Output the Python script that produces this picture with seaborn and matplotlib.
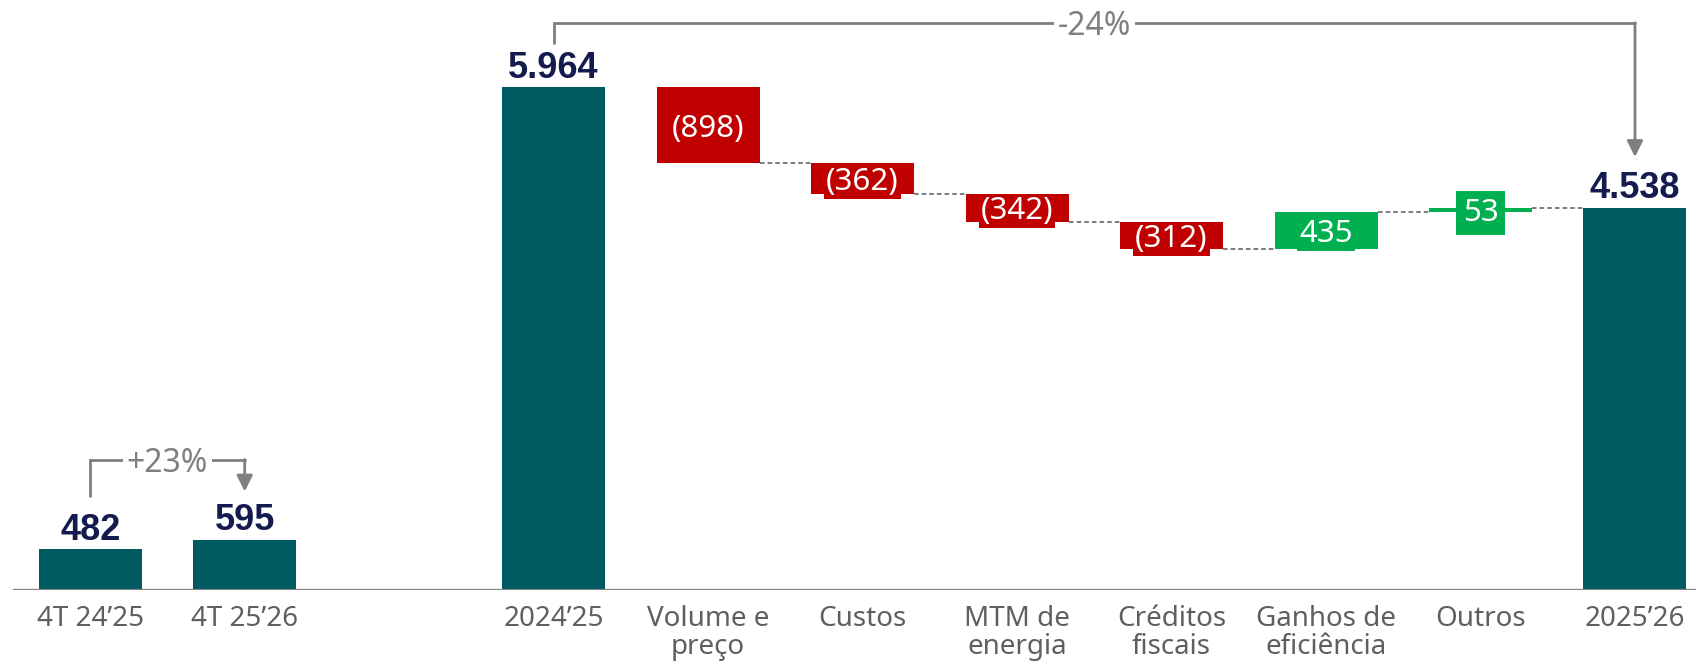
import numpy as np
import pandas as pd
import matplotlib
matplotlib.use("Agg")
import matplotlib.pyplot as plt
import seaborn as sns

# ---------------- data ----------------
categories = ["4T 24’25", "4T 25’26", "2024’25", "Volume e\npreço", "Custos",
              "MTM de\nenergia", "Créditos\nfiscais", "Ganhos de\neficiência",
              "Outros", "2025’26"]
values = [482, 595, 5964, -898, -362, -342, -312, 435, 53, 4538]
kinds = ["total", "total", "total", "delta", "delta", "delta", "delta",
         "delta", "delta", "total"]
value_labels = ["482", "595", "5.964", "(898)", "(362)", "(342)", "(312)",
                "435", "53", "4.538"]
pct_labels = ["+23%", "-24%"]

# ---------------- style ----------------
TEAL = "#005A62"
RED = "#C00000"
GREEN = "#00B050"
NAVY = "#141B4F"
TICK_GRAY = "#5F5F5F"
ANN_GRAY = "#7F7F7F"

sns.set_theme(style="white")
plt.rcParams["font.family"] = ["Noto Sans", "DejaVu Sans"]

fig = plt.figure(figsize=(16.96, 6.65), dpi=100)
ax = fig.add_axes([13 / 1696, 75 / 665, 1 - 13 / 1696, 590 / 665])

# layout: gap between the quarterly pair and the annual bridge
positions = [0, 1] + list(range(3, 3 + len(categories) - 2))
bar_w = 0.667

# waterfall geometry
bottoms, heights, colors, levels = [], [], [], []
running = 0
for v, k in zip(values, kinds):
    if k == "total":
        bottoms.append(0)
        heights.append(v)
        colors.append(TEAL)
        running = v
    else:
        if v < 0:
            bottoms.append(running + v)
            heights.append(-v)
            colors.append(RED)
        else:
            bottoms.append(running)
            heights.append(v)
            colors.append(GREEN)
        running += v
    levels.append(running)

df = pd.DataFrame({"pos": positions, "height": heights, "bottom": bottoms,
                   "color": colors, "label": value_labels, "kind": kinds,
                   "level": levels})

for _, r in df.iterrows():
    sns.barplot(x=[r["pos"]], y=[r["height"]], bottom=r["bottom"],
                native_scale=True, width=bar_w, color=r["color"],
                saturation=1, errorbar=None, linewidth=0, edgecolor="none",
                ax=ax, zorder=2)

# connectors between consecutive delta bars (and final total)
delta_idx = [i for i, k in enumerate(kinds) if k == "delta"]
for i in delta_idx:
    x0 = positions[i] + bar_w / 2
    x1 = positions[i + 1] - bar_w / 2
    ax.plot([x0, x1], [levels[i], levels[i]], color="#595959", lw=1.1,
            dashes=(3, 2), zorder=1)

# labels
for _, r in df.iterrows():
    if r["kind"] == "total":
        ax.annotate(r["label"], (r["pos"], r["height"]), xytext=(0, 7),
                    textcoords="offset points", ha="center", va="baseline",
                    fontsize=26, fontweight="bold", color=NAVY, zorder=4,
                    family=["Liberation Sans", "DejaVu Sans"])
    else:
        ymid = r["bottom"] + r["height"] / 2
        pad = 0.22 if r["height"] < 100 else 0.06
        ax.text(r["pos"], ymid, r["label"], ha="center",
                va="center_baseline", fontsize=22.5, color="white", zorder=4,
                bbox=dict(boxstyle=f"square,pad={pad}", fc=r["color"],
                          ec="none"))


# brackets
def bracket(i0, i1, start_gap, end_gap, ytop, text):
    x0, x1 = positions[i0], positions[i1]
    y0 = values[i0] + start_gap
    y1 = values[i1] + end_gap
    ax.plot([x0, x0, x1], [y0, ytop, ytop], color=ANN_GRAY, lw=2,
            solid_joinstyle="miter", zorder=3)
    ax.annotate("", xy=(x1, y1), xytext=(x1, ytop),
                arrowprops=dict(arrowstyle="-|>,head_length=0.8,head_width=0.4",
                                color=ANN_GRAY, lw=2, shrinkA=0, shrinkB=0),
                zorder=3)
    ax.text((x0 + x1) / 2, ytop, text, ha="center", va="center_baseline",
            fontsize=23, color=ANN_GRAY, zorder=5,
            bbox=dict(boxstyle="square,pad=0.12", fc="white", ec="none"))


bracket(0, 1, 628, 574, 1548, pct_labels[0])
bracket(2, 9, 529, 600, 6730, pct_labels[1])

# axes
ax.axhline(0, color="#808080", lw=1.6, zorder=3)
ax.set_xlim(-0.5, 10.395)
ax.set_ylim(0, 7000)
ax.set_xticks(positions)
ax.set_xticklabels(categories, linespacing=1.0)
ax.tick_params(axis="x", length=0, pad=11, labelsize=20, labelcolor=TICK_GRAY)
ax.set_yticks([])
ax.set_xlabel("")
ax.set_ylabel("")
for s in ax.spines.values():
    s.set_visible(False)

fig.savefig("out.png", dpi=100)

__________________________________________________

INSTRUCTIONS FOR THE TASK ▸ Every line from the start of the listing above through the line with "import seaborn as sns" should be repeated exactly; skip the pictures and add nothing else.

THE SOLUTION ▸
Output the Python script that produces this picture with seaborn and matplotlib.
import numpy as np
import pandas as pd
import matplotlib
matplotlib.use("Agg")
import matplotlib.pyplot as plt
import seaborn as sns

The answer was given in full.